Bingöl Grill on Breiter Weg is a budget legend to lovers of Turkish food and Döner. Clean, with decent service, real silverware, porcelain plates and prices that rival big fast food chains. It’s open until late at night, making it ideal if you need to grab something solid after a night of partying.
Nightlife in Magdeburg
The Hasselbachplatz is the place to start a night out in Magdeburg. Here you will find a big variety of bars and small clubs, a lot of stylish bars and also alternative pubs with long opening hours on weekends.
A premium spot is the Jackelwood, located in the Sternstraße just south from the Hasselbachplatz, with billiards, kicker and a lot of other games. There are quite a few more bars on this area so check them out and you will find one that appeals to you. And you will always get something to eat at the Hasselbachplatz. For very late night drinking pop in at the COCO in the Otto-von-Guericke-Street (50m) from Hasselbachplatz
An amazing night at the theatre – with a difference! – can be had at the fabulous Theater an der Angel. The company is owned by Matthias Engle and Ines Lacroix who performed in the Neil Simon comedy Der letzte der feurigen Liebhaber.
Of local Interest
In the Elbauen Park at Easter, you can go along and watch a huge bonfire of firewood. A snowman made at Magdeburg’s theatre workshops is placed on top, and the lighting of the bonfire is said to be banishing winter from the park.

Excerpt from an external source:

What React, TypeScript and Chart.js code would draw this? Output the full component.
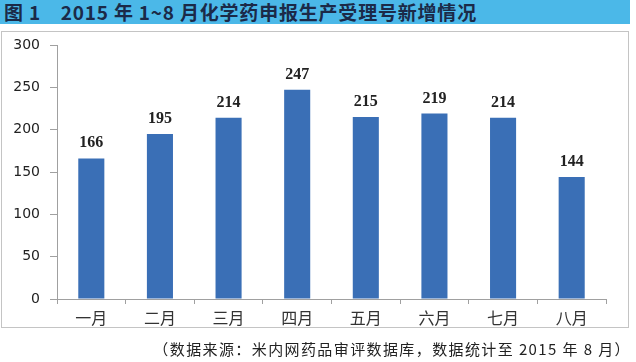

Hassel Night Line takes place on the Hasselbachplatz – a twice-a-year street festival with open-air stages and music on every narrow street.
September 2011 saw the inception of the Kaiser Otto Festival.
September also sees the popular annual summer theatre at the Puppet Theatre in the courtyard, which combines puppet shows and theatre plays.
In October is the Magdeburg Town Festival. On the ‘festival mile’ you’ll find show stands, market stalls, carousels and different stage programs by many entertainers, including from regional TV and radio stations. The ‘mile’ runs from the cathedral to University Square.
Also in October is the Magdeburg marathon.